The chart fixes a moment in time/space and magnifies it. Today I am anticipating the moment Mars overtakes nearly stationary Mercury tomorrow morning. It will be 5:37am in Raleigh. The last image in this post shows a chart from Astrodienst for that time and place on our planet. Much of the information in the chart can be found in the Sept 3 row of the 2017 ephemeris. Before the chart there are 2 screenshots of the Sept 2017 section of the ephemeris (also free from Astrodienst). The first shot is a wide view showing the dates and location of Sun, Moon and Mercury at midnight UT.
UT is the 21st century version of Greenwich Mean Time. In the process of going from coordinating train schedules to coordinating cell phones, the time engineers have made a few upgrades. For our purposes though, it is safe to think of Universl Time as GMT.

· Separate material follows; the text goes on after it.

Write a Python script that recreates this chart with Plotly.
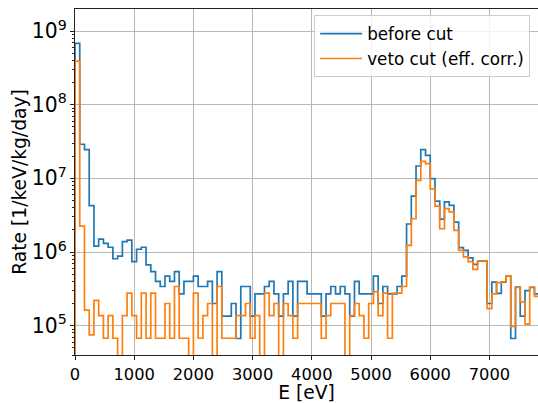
import numpy as np
import plotly.graph_objects as go

# 80 eV bins, 0 .. 7840 eV
bin_width = 80
n_bins = 98
bin_edges = [i * bin_width for i in range(n_bins + 1)]

before_cut = [
    6.8e8, 2.9e7, 2.45e7, 4.25e6, 1.2e6, 1.5e6, 1.31e6, 1.16e6, 8.1e5, 8.8e5,
    1.38e6, 1.45e6, 7.4e5, 1.09e6, 1.16e6, 6.7e5, 5.4e5, 4.0e5, 3.4e5, 4.7e5,
    4.0e5, 5.4e5, 2.7e5, 4.0e5, 4.0e5, 4.7e5, 3.4e5, 3.4e5, 4.0e5, 2.0e5,
    5.4e5, 1.35e5, 1.35e5, 2.0e5, 6.7e4, 3.4e5, 3.4e5, 1.35e5, 2.7e5, 2.7e5,
    3.4e5, 4.0e5, 2.7e5, 1.35e5, 2.7e5, 4.0e5, 1.35e5, 4.0e5, 4.0e5, 2.7e5,
    2.7e5, 2.7e5, 1.35e5, 2.7e5, 3.4e5, 2.7e5, 3.4e5, 2.7e5, 1.35e5, 4.0e5,
    2.7e5, 2.7e5, 2.7e5, 4.7e5, 2.0e5, 3.4e5, 2.7e5, 2.7e5, 3.4e5, 4.7e5,
    2.4e6, 5.75e6, 1.47e7, 2.45e7, 2.05e7, 9.9e6, 4.9e6, 2.8e6, 4.8e6, 4.3e6,
    2.55e6, 1.15e6, 1.05e6, 8.3e5, 6.8e5, 7.5e5, 7.5e5, 2.0e5, 3.9e5, 2.75e5,
    3.9e5, 4.7e5, 6.7e4, 3.35e5, 1.35e5, 3.0e5, 3.3e5, 2.7e5,
]

veto_cut = [
    3.9e8, 2.25e6, 1.63e5, 7.5e4, 2.2e5, 1.37e5, 6.75e4, 1.37e5, 6.75e4, 0,
    1.37e5, 2.76e5, 1.37e5, 6.75e4, 2.76e5, 6.75e4, 2.76e5, 6.75e4, 6.75e4, 2.0e5,
    6.75e4, 3.4e5, 6.75e4, 6.75e4, 0, 2.76e5, 6.75e4, 1.37e5, 2.0e5, 0,
    3.4e5, 6.75e4, 6.75e4, 6.75e4, 1.37e5, 1.37e5, 2.0e5, 6.75e4, 1.37e5, 0,
    2.76e5, 1.37e5, 2.0e5, 0, 2.0e5, 1.37e5, 6.75e4, 2.0e5, 2.0e5, 2.0e5,
    2.0e5, 2.0e5, 6.75e4, 1.37e5, 2.0e5, 2.0e5, 2.0e5, 0, 1.37e5, 2.0e5,
    1.37e5, 6.75e4, 2.0e5, 2.9e5, 1.37e5, 2.76e5, 6.75e4, 2.76e5, 2.76e5, 3.4e5,
    1.23e6, 2.83e6, 9.4e6, 1.7e7, 1.58e7, 7.2e6, 4.2e6, 2.07e6, 3.87e6, 3.5e6,
    1.97e6, 1.05e6, 8.6e5, 7.4e5, 5.8e5, 7.55e5, 7.55e5, 1.7e5, 2.7e5, 3.85e5,
    3.95e5, 4.75e5, 9.8e4, 3.3e5, 2.1e5, 1.05e5, 3.35e5, 2.5e5,
]

x_ticks = [0, 1000, 2000, 3000, 4000, 5000, 6000, 7000]

FLOOR = 1.0  # empty bins are drawn below the visible range (log axis)


def step_xy(edges, vals):
    v = [val if val > 0 else FLOOR for val in vals]
    xs = [edges[0]] + list(edges)
    ys = [FLOOR] + v + [v[-1]]
    return xs, ys


fig = go.Figure()
for name, vals, color in [("before cut", before_cut, "#1f77b4"),
                          ("veto cut (eff. corr.)", veto_cut, "#ff7f0e")]:
    xs, ys = step_xy(bin_edges, vals)
    fig.add_trace(go.Scatter(x=xs, y=ys, mode="lines", name=name,
                             line=dict(color=color, width=1.7, shape="hv")))

font_family = "DejaVu Sans"
fig.update_layout(
    width=538, height=403,
    margin=dict(l=75, r=0, t=9, b=48),
    paper_bgcolor="white", plot_bgcolor="white",
    font=dict(family=font_family, size=16.3, color="black"),
    showlegend=True,
    legend=dict(x=0.983, y=0.982, xanchor="right", yanchor="top",
                bgcolor="rgba(255,255,255,0.8)", bordercolor="#cccccc",
                borderwidth=1, font=dict(family=font_family, size=16.8),
                tracegroupgap=0, itemwidth=42),
)
fig.update_xaxes(
    automargin=False,
    range=[0, 7820], tickmode="array", tickvals=x_ticks,
    ticktext=[str(t) for t in x_ticks],
    showgrid=True, gridcolor="#b8b8b8", gridwidth=1,
    showline=True, linecolor="#222222", linewidth=1, mirror=True,
    ticks="outside", ticklen=4, tickwidth=1, tickcolor="#222222",
    zeroline=False,
    title=dict(text="E [eV]", font=dict(size=18.7), standoff=6),
    tickfont=dict(size=16.3),
)
fig.update_yaxes(
    automargin=False,
    type="log", range=[4.602, 9.2986], dtick=1,
    exponentformat="power", showexponent="all",
    showgrid=True, gridcolor="#b8b8b8", gridwidth=1,
    showline=True, linecolor="#222222", linewidth=1,
    ticks="outside", ticklen=4, tickwidth=1, tickcolor="#222222",
    minor=dict(ticks="outside", ticklen=2, tickwidth=0.7, tickcolor="#222222",
               showgrid=False, dtick="D1"),
    zeroline=False,
    title=dict(text="Rate [1/keV/kg/day]", font=dict(size=18.7), standoff=0),
    tickfont=dict(size=16.3),
)

fig.write_html("out.html",
               config={"displayModeBar": False},
               post_script="document.body.style.margin='0';"
                           "document.body.style.padding='0';")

The 2nd shot zooms in on the Mercury -Mars columns. You will have to count the dates from Fri Sept 1 at the top to Tues Sept 5 when Mercury turns from retro to direct. You can see that the numbers are decreasing from 29degrees47minutes to 29degrees16min Sept 1. They decrease a bit less Sept 2 from 29d16m to 28d51m. In other words Mercury regresses 31m Sept 1, and 24m Sept 2. The numbers tell us Mercury retro is slowing down.
We are at the creek (not exactly a river, but the flowing body of water I will visit when I finish this post to see how it is running after last night's big rains) looking at the oncoming water to see how fast it is moving before and after it passes a patch of rocks and debris. Mercury will change direction as a leaf trapped in a whirlpool exits and continues toward the distant sea. Or we can compare the decrease in Mercury's motion to the slower running creek after the rain has washed to lower ground. Any allegory that comes to mind is a good place to start. We are just looking for ways to feel welcome and relaxed purusing those long columns of numbers in the ephemeris.
We won't consider here why the actual planet Mercury is changing direction; that's an exercise we can save for a future session of contemplation.
We looked at Mercury slowing down, now let's hop over the Venus column to the Mars column and find where Mars will overtake slowing Mercury.
Midnight UT Sept 3
Mercury 28Leo51......Mars 28Leo29
Midnight UT Sept 4
Mercury 28Leo35......Mars 29Leo07
From the above figures we can deduce that Mars goes from 22m behind Mercury Sept 3 at 00hr to 32m ahead of Mercury at 00hr Sept 4. So we know Mars passes Mercury on the ecliptic highway sometime about halfway between those two times.
Since we are only astrologers and not math whiz computer programmers, we will have to guesstimate and get charts from Astrodienst check our guesses.
First we want to make the terminology of time more familiar by converting UT time to local time. Since we are 5 time zones west of Greenwich we know it is 7pm Sept 2 in Raleigh when it is midnight Sept 3 in Greenwich England.. Next we convert 7pm standard time to 8pm daylight savings time. Converted to local time, our guess is halfway between 8pm Sept 2 and 8pm Sept 3.
So I have a chart for 8am Sept 3 Raleigh. You can see Mars 6 minutes ahead of Mercury in the 12th house. I got a few more charts up and zeroed in on 5:37am, the last chart for this post. You can see Mars and Mercury a bit lower, under the eastern horizon reflecting the earlier Raleigh time.
The chart for Mars meeting Mercury is like the micrscope sample, taken from the creek right when and where a floating stick was passing the aforementioned leaf in the whirlpool. In the chart we see not just where the planets are along the ecliptic at midnight 00degrees longitude. We get to see how the planets along the ecliptic appear from a specific spot on Earth at the moment in the 24hour period that Mars passes Mercury.
And then....if we turn from the microscopic view of the chart back to the running creek view of the ephemeris, we can see that the leaf/Mercury will catch up.to the stick/Mars Sept 17.
If you have followed this post and made sense of the relationship between the numbers in the ephemeris columns and the ones in the charts, congratulations ! You have accepted one of the challenges associated with Mars meeting Mercury!
Thanks for trudging through this post. I am on my way to the creek.